Challenges market participants must anticipate
Navigating the transition from LIBOR to SOFR and other RFRs presents a number of challenges to banks, particularly when it comes to complex derivative products:
- Market data: For products that rely on market data to inform trades, but for which there is not yet sufficient liquidity in the market, banks will need to use existing data for proxies. Banks must use the data that is available to them to project what a liquid product will look like and what conventions the market may adopt.
- Pricing models: The long history of LIBOR provides analytics to inform banks’ pricing models for products. Banks need to determine whether and how to shift pricing models, such as the LIBOR Market Model (LMM), to apply to the new RFRs. For example, in the case of new rates based on overnight compounding (such as SOFR), as opposed to a term rate, what new pricing models will need to be implemented?
- Risk and position management: During the LIBOR transition period, banks will have to manage heterogeneous portfolios. There is no straightforward way to swap options risk, making it far less straightforward than linear instruments. Basis swaps exist, but basis options do not. Risk managers will need to manage these portfolios very closely and carefully, being mindful of how consolidating their books and managing the transition will affect their risk profiles and P&Ls.
Action items to prepare for the shift to RFRs
In order to navigate the LIBOR transition for their existing complex derivative contracts, banks and traders will need to forecast LIBOR and SOFR index curves and generate discount curves for their contracts, using either SOFR or the federal funds rate for discounting. Their systems must be able to generate all those curves, as well as offer the flexibility to move to different curves as decisions are made, fallbacks are clarified, and markets evolve. The sooner banks can build these curves, value their portfolios, and take risk management measures accordingly, the better they will be able to support downstream systems.

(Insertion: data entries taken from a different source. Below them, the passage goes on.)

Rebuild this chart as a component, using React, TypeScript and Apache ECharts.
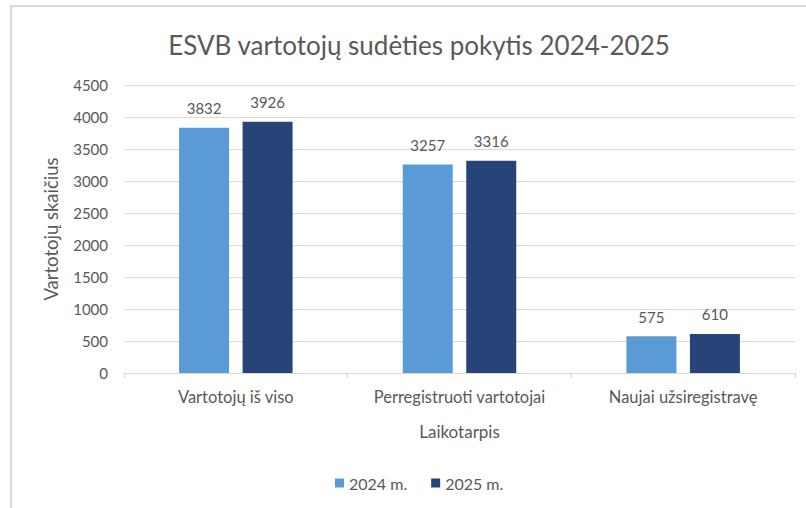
import React, { useEffect, useRef } from "react";
import * as echarts from "echarts";

const categories = ["Vartotojų iš viso", "Perregistruoti vartotojai", "Naujai užsiregistravę"];
const series2024 = [3832, 3257, 575];
const series2025 = [3926, 3316, 610];
const seriesNames = ["2024 m.", "2025 m."];
const titleText = "ESVB vartotojų sudėties pokytis 2024-2025";
const yAxisName = "Vartotojų skaičius";
const xAxisName = "Laikotarpis";

const FONT = "Lato, 'Open Sans', sans-serif";
const TXT = "#595959";

export default function App() {
  const ref = useRef<HTMLDivElement>(null);
  useEffect(() => {
    if (!ref.current) return;
    const chart = echarts.init(ref.current, null, { renderer: "svg" });
    const label = {
      show: true,
      position: "top" as const,
      distance: 12,
      color: TXT,
      fontSize: 15,
      fontFamily: FONT,
    };
    chart.setOption({
      animation: false,
      backgroundColor: "#ffffff",
      textStyle: { fontFamily: FONT, color: TXT },
      graphic: [
        {
          type: "rect",
          shape: { x: 11, y: 6, width: 820, height: 520 },
          style: { fill: "none", stroke: "#d9d9d9", lineWidth: 2 },
          silent: true,
        },
      ],
      title: {
        text: titleText,
        left: 414,
        textAlign: "center",
        top: 27,
        textStyle: { fontFamily: FONT, fontSize: 26, fontWeight: "normal", color: TXT },
      },
      legend: {
        data: seriesNames,
        left: 330,
        top: 470,
        itemWidth: 9,
        itemHeight: 9,
        itemGap: 24,
        icon: "rect",
        textStyle: { fontFamily: FONT, fontSize: 16, color: TXT },
      },
      grid: { left: 124, right: 11, top: 85, bottom: 135, containLabel: false },
      xAxis: {
        type: "category",
        data: categories,
        name: xAxisName,
        nameLocation: "middle",
        nameGap: 50,
        nameTextStyle: { fontFamily: FONT, fontSize: 17, color: TXT },
        axisLine: { lineStyle: { color: "#d9d9d9", width: 1 } },
        axisTick: { show: true, length: 5, lineStyle: { color: "#d9d9d9" } },
        axisLabel: { color: TXT, fontSize: 16.5, fontFamily: FONT, margin: 15 },
      },
      yAxis: {
        type: "value",
        min: 0,
        max: 4500,
        interval: 500,
        name: yAxisName,
        nameLocation: "middle",
        nameGap: 64,
        nameTextStyle: { fontFamily: FONT, fontSize: 18.5, color: TXT },
        axisLine: { show: false },
        axisTick: { show: false },
        axisLabel: {
          color: TXT,
          fontSize: 15,
          fontFamily: FONT,
          margin: 16,
          formatter: (v: number) => String(v),
        },
        splitLine: { lineStyle: { color: "#d9d9d9", width: 1 } },
      },
      series: [
        {
          name: seriesNames[0],
          type: "bar",
          data: series2024,
          barWidth: 50,
          barGap: "27%",
          itemStyle: { color: "#5B9BD5" },
          label,
        },
        {
          name: seriesNames[1],
          type: "bar",
          data: series2025,
          barWidth: 50,
          barGap: "27%",
          itemStyle: { color: "#264478" },
          label,
        },
      ],
    });
    return () => chart.dispose();
  }, []);
  return (
    <div
      ref={ref}
      style={{ position: "fixed", left: 0, top: 0, width: 806, height: 508 }}
    />
  );
}
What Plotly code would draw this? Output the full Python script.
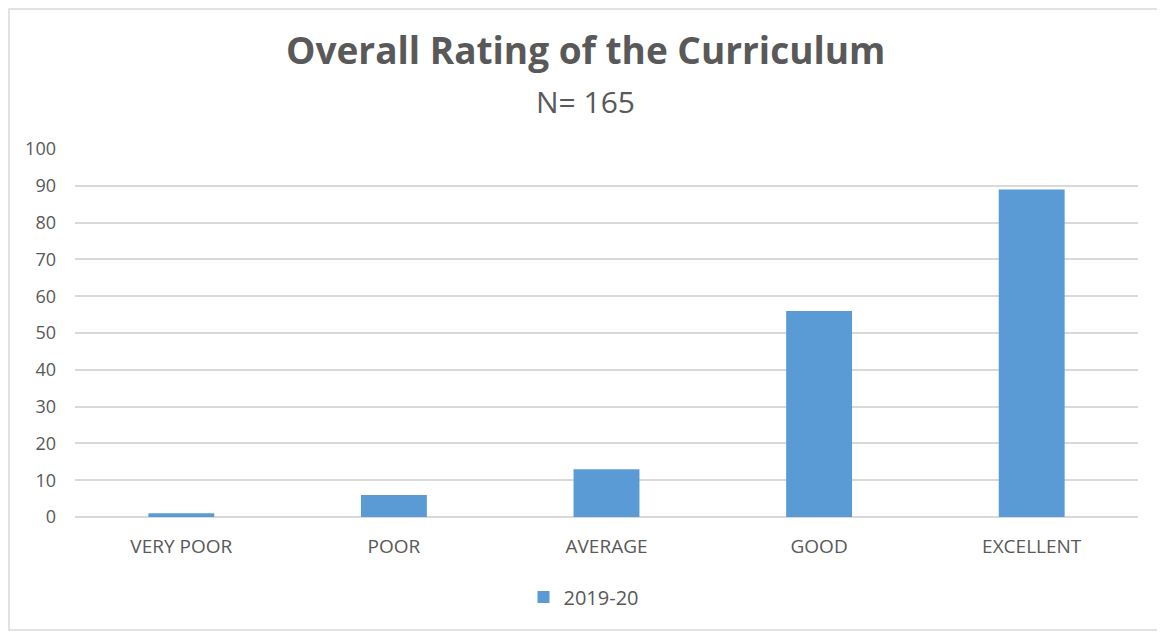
import plotly.graph_objects as go

categories = ["VERY POOR", "POOR", "AVERAGE", "GOOD", "EXCELLENT"]
values_2019_20 = [1, 6, 13, 56, 89]
series_name = "2019-20"
y_ticks = [0, 10, 20, 30, 40, 50, 60, 70, 80, 90, 100]

# page has an 8px body margin, so the figure is placed at (8, 8)
OFF = 8
W, H = 1165 - OFF, 633 - OFF
L, R, T, B = 75 - OFF, 27, 149 - OFF, 116
pw, ph = W - L - R, H - T - B

def px_x(p):
    return (p - OFF - L) / pw

def px_y(p):
    return (H - B - (p - OFF)) / ph

fig = go.Figure()
fig.add_trace(go.Bar(
    x=categories, y=values_2019_20, name=series_name,
    marker=dict(color="#5b9bd5", line=dict(width=0)),
    showlegend=True,
))

fig.update_layout(
    width=W, height=H,
    margin=dict(l=L, r=R, t=T, b=B, autoexpand=False),
    paper_bgcolor="white", plot_bgcolor="white",
    font=dict(family="Open Sans, Noto Sans, sans-serif", color="#595959"),
    bargap=0.69,
    showlegend=True,
    legend=dict(orientation="h", x=px_x(584), xanchor="center", y=px_y(597), yanchor="middle",
                font=dict(size=20, color="#595959"), itemwidth=30),
    xaxis=dict(showgrid=False, showline=False, ticks="", ticklabelstandoff=16,
               tickfont=dict(size=19, color="#595959")),
    yaxis=dict(range=[0, 100], tickvals=y_ticks, showgrid=True, gridcolor="#d9d9d9", gridwidth=1.5,
               zeroline=True, zerolinecolor="#d9d9d9", zerolinewidth=1.5, showline=False,
               ticks="", ticklabelstandoff=18, tickfont=dict(size=18, color="#595959")),
    annotations=[
        dict(text="<b>Overall Rating of the Curriculum</b>", xref="paper", yref="paper",
             x=px_x(585), y=px_y(50), xanchor="center", yanchor="middle", showarrow=False,
             font=dict(size=37, color="#595959")),
        dict(text="N= 165", xref="paper", yref="paper",
             x=px_x(585), y=px_y(101), xanchor="center", yanchor="middle", showarrow=False,
             font=dict(size=30, color="#595959")),
    ],
    shapes=[dict(type="rect", xref="paper", yref="paper",
                 x0=px_x(9), x1=px_x(1161), y0=px_y(630), y1=px_y(9),
                 line=dict(color="#d9d9d9", width=1.5), layer="below")],
)

fig.write_html("out.html")
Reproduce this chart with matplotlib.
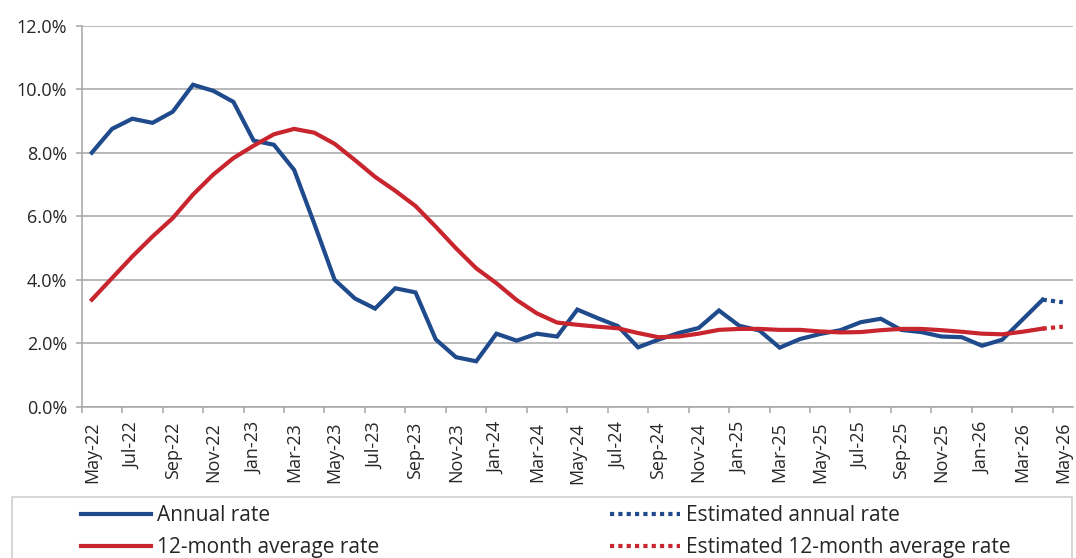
import matplotlib
matplotlib.use("Agg")
import matplotlib.pyplot as plt
import numpy as np
import pandas as pd
from matplotlib.lines import Line2D
from matplotlib.patches import Rectangle

plt.rcParams['font.family'] = ['Open Sans', 'DejaVu Sans']

# ---------------------------
# Data (in %)
# ---------------------------
months = pd.date_range('2022-05-01', periods=49, freq='MS').strftime('%b-%y').tolist()

annual_rate = [8.00, 8.75, 9.07, 8.94, 9.29, 10.14, 9.95, 9.60,
               8.38, 8.25, 7.46, 5.76, 4.00, 3.41, 3.09, 3.73, 3.60, 2.12, 1.56, 1.43,
               2.30, 2.08, 2.30, 2.21, 3.06, 2.79, 2.54, 1.87, 2.11, 2.32, 2.48, 3.03,
               2.55, 2.40, 1.86, 2.13, 2.29, 2.41, 2.66, 2.77, 2.42, 2.35, 2.21, 2.19,
               1.92, 2.11, 2.74, 3.37]
avg_rate = [3.37, 4.05, 4.73, 5.36, 5.94, 6.68, 7.31, 7.83,
            8.22, 8.58, 8.75, 8.63, 8.28, 7.77, 7.24, 6.80, 6.32, 5.67, 4.99, 4.36,
            3.89, 3.36, 2.94, 2.65, 2.58, 2.52, 2.47, 2.32, 2.19, 2.21, 2.30, 2.42,
            2.45, 2.45, 2.42, 2.42, 2.37, 2.34, 2.35, 2.41, 2.45, 2.45, 2.41, 2.36,
            2.30, 2.28, 2.36, 2.46]

# last actual month + estimate
est_annual = [3.37, 3.29]
est_avg = [2.46, 2.52]

c_blue = "#1F4A8C"
c_red = "#C8252E"
c_grid = "#A6A6A6"
c_text = "#262626"

W, H = 1076, 558
fig = plt.figure(figsize=(W / 100, H / 100), dpi=100)
ax = fig.add_axes([81.7 / W, 1 - 406.7 / H, (1073 - 81.7) / W, (406.7 - 25.7) / H])

x = np.arange(len(annual_rate))
x_est = np.arange(len(annual_rate) - 1, len(months))

ax.plot(x, annual_rate, color=c_blue, lw=3, solid_joinstyle='miter')
ax.plot(x_est, est_annual, color=c_blue, lw=3, linestyle=(0, (1, 1)), dash_capstyle='butt')
ax.plot(x, avg_rate, color=c_red, lw=3)
ax.plot(x_est, est_avg, color=c_red, lw=3, linestyle=(0, (1, 1)), dash_capstyle='butt')

# Axes
ax.set_xlim(-0.5, len(months) - 0.5)
ax.set_ylim(0, 12)
ax.set_yticks(np.arange(0, 12.1, 2))
ax.set_yticklabels([f"{v:.1f}%" for v in np.arange(0, 12.1, 2)])
ax.yaxis.grid(True, color=c_grid, lw=1.1)
ax.set_axisbelow(True)

ax.set_xticks(np.arange(-0.5, len(months) - 1, 2))
ax.set_xticklabels([])
ax.set_xticks(np.arange(0, len(months), 2), minor=True)
ax.set_xticklabels(months[::2], minor=True, rotation=90)

ax.tick_params(axis='y', length=4.5, width=1.1, color=c_grid, labelsize=13,
               labelcolor=c_text, pad=6)
ax.tick_params(axis='x', which='major', length=4.5, width=1.1, color=c_grid)
ax.tick_params(axis='x', which='minor', length=0, labelsize=13,
               labelcolor=c_text, pad=11)

for s in ['top', 'right']:
    ax.spines[s].set_visible(False)
for s in ['left', 'bottom']:
    ax.spines[s].set_color(c_grid)
    ax.spines[s].set_linewidth(1.1)

# ---------------------------
# Legend
# ---------------------------
fig.patches.append(Rectangle((12 / W, -0.1), (1072 - 12) / W, 0.1 + 1 - 497 / H,
                             transform=fig.transFigure, fill=False,
                             edgecolor="#D0D0D0", lw=1.2))

h_annual = Line2D([], [], color=c_blue, lw=3)
h_avg = Line2D([], [], color=c_red, lw=3)
h_est_annual = Line2D([], [], color=c_blue, lw=3, linestyle=(0, (1, 1)))
h_est_avg = Line2D([], [], color=c_red, lw=3, linestyle=(0, (1, 1)))

leg_kw = dict(loc='upper left', frameon=False, fontsize=15, handlelength=3.35,
              handletextpad=0.3, labelspacing=0.55, borderpad=0, borderaxespad=0,
              labelcolor=c_text)
fig.legend([h_annual, h_avg], ["Annual rate", "12-month average rate"],
           bbox_to_anchor=(81 / W, 1 - 505 / H), **leg_kw)
fig.legend([h_est_annual, h_est_avg], ["Estimated annual rate", "Estimated 12-month average rate"],
           bbox_to_anchor=(610 / W, 1 - 505 / H), **leg_kw)

fig.savefig("out.png", dpi=100)
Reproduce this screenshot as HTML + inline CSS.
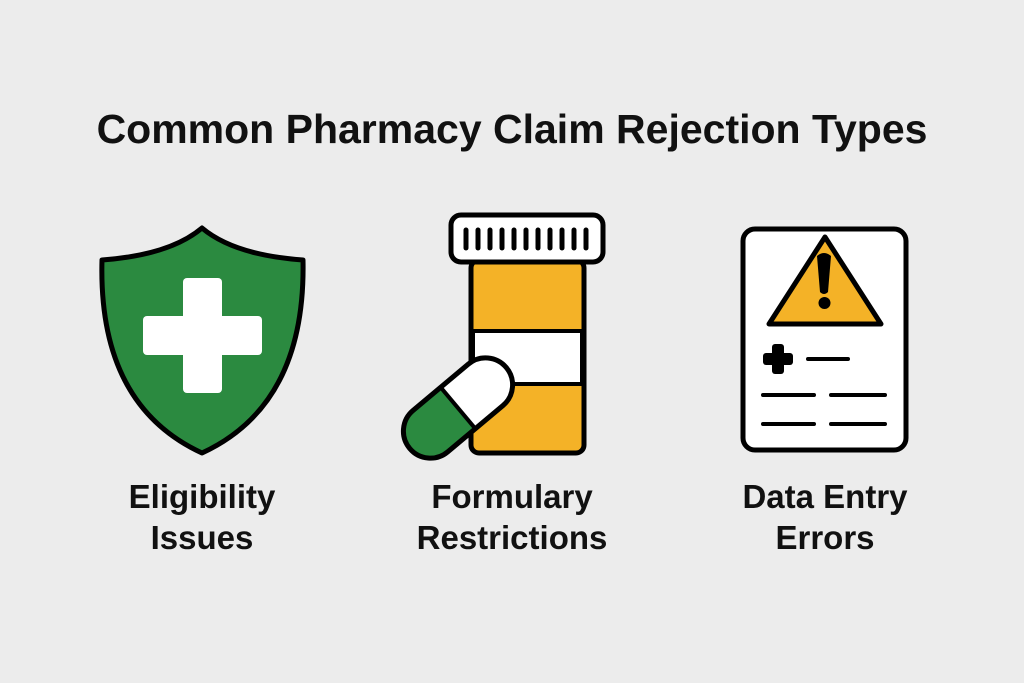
<!DOCTYPE html>
<html><head><style>
body{margin:0;width:1024px;height:683px;background:#ececec;overflow:hidden;font-family:"Liberation Sans",sans-serif}
.t{position:absolute;left:0;width:1024px;text-align:center;font-weight:bold;color:#111}
</style></head><body>
<div class="t" style="top:106px;font-size:41px">Common Pharmacy Claim Rejection Types</div>
<svg width="1024" height="683" style="position:absolute;left:0;top:0">
<path d="M202,228 Q170,255 102,260 Q98,405 202,453 Q306,405 303,260 Q234,255 202,228Z" fill="#2b8a40" stroke="#000" stroke-width="5" stroke-linejoin="round"/>
<rect x="183" y="278" width="39" height="115" rx="4" fill="#fff"/>
<rect x="143" y="316" width="119" height="39" rx="4" fill="#fff"/>
<rect x="471" y="260" width="113" height="193" rx="8" fill="#f4b227" stroke="#000" stroke-width="5"/>
<rect x="473" y="331" width="109" height="53" fill="#fff" stroke="#000" stroke-width="4"/>
<rect x="451" y="215" width="152" height="47" rx="10" fill="#fff" stroke="#000" stroke-width="5"/>
<g stroke="#000" stroke-width="5" stroke-linecap="round">
<line x1="466" y1="230" x2="466" y2="248"/><line x1="478" y1="230" x2="478" y2="248"/><line x1="490" y1="230" x2="490" y2="248"/><line x1="502" y1="230" x2="502" y2="248"/><line x1="514" y1="230" x2="514" y2="248"/><line x1="526" y1="230" x2="526" y2="248"/><line x1="538" y1="230" x2="538" y2="248"/><line x1="550" y1="230" x2="550" y2="248"/><line x1="562" y1="230" x2="562" y2="248"/><line x1="574" y1="230" x2="574" y2="248"/><line x1="586" y1="230" x2="586" y2="248"/>
</g>
<g transform="translate(458,408) rotate(-40)">
<path d="M0,-27 H36 A27,27 0 0 1 36,27 H0Z" fill="#fff"/>
<path d="M0,-27 H-36 A27,27 0 0 0 -36,27 H0Z" fill="#2b8a40"/>
<rect x="-63" y="-27" width="126" height="54" rx="27" fill="none" stroke="#000" stroke-width="5"/>
<line x1="0" y1="-27" x2="0" y2="27" stroke="#000" stroke-width="4"/>
</g>
<rect x="743" y="229" width="163" height="221" rx="12" fill="#fff" stroke="#000" stroke-width="5"/>
<path d="M825,237 L881,324 L769,324Z" fill="#f4b227" stroke="#000" stroke-width="5" stroke-linejoin="round"/>
<path d="M817,256 Q824,250 831,256 L828,292 Q824,296 820,292Z" fill="#000"/>
<circle cx="824.5" cy="303" r="6" fill="#000"/>
<rect x="772" y="344" width="12" height="30" rx="3" fill="#000"/>
<rect x="763" y="353" width="30" height="12" rx="3" fill="#000"/>
<g stroke="#000" stroke-width="4" stroke-linecap="round">
<line x1="808" y1="359" x2="848" y2="359"/>
<line x1="763" y1="395" x2="814" y2="395"/><line x1="831" y1="395" x2="885" y2="395"/>
<line x1="763" y1="424" x2="814" y2="424"/><line x1="831" y1="424" x2="885" y2="424"/>
</g>
</svg>
<div class="t" style="top:476px;left:92px;width:220px;font-size:33px;line-height:41px">Eligibility<br>Issues</div>
<div class="t" style="top:476px;left:392px;width:240px;font-size:33px;line-height:41px">Formulary<br>Restrictions</div>
<div class="t" style="top:476px;left:712px;width:226px;font-size:33px;line-height:41px">Data Entry<br>Errors</div>
</body></html>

In addition, trading desks must incorporate the new RFRs and instruments based on those rates into all systems in their value chains: from front-office trading to risk management to back-office trade processing and collateral management. The impact of switching to RFRs will have to be analyzed and modeled, and appropriate hedges put into place. This will have to take place on two levels. First, the direct change in valuation and risk profile of the swaps portfolios, but also the effect of changing the rates used for discounting swaps and price alignment interest (PAI) at clearinghouses. Both CME and LCH have announced that they will move from the Effective Fed Funds rate to the new RFR SOFR in October 2020 for PAI. This will create changes in the valuation of swaps positions, the interest accrued, and the necessary margin posted.
Finally, the migration from LIBOR will involve substantial operational and technology costs, which banks must anticipate and account for accordingly. Industry-wide, spending to prepare for the end of LIBOR will exceed $8 billion. Individually, major financial institutions should expect to spend $100 million across all lines of business. Finastra estimates a major bank’s repapering cost at $7,800,000, and a systems and operations cost of $9,300,000.
The transition from LIBOR to SOFR and other RFRs will not happen instantly with the flip of a switch. Rather, banks must prepare now to navigate a transition process that will affect products ranging from simple mortgages to complex derivatives contracts. By looking beyond the sunset date, anticipating market challenges, updating systems accordingly, and preparing to manage the cost, banks can position themselves for a smooth transition to a post-LIBOR marketplace.